Select the image and the rectangle (making sure the rectangle is on top) and click on Object > Clip > Set. Everything within the rectangle will be visible, and everything else will be invisible. What makes this nice is that you don't have to stop, open another program, and crop your image there - you can stay in Inkscape.

Merging Layers

The first thing you need to know is that merging layers in Inkscape doesn't work like it does anywhere else - so let's look.

I have drawn some rectangles and circles in two layers. The rectangles are in layer 1 and the circles are in layer 2, above layer 1. Open the Layers toolbox to get started.

Make sure both of the layers you want to merge are unlocked. Select them all and use <CTRL>+X to cut them.

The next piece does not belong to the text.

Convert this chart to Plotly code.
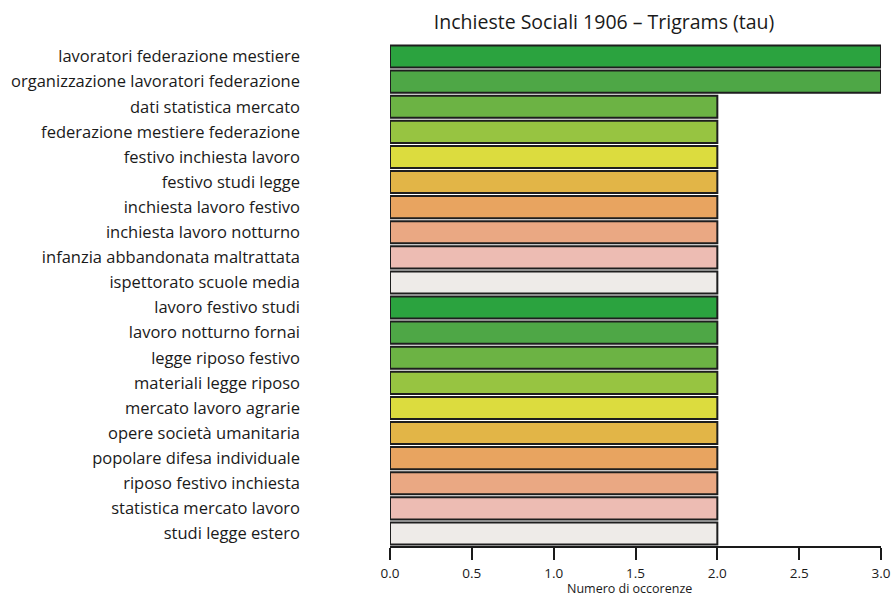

Now we have a couple of choices: we can paste <CTRL>+V our objects to an existing layer, or create a new one. I chose to paste them all on layer 1. I will then delete layer 2 since it has nothing on it.

Tracing A Photo

This one might not be used so much, but it looked fun, so I left it in the list. We'll use Trace Bitmap to trace a photo.

Import your photo and make sure it's selected. I used a photo of our favorite editor and his lovely wife.

Now, choose Path > Trace Bitmap and you'll get a menu. Brightness cutoff 0.450 is default, so I left it there, then clicked OK. You might play with the settings if it's too dark or too light. I'm sure that it depends on the photo.

The generated vector drawing will be lying on top of the original photo, but you can grab it and move it. Here, I have moved it to the right of the original photo.

Of course, now that it's a vector drawing, you can do all sorts of different things to it if you wish, even changing the color.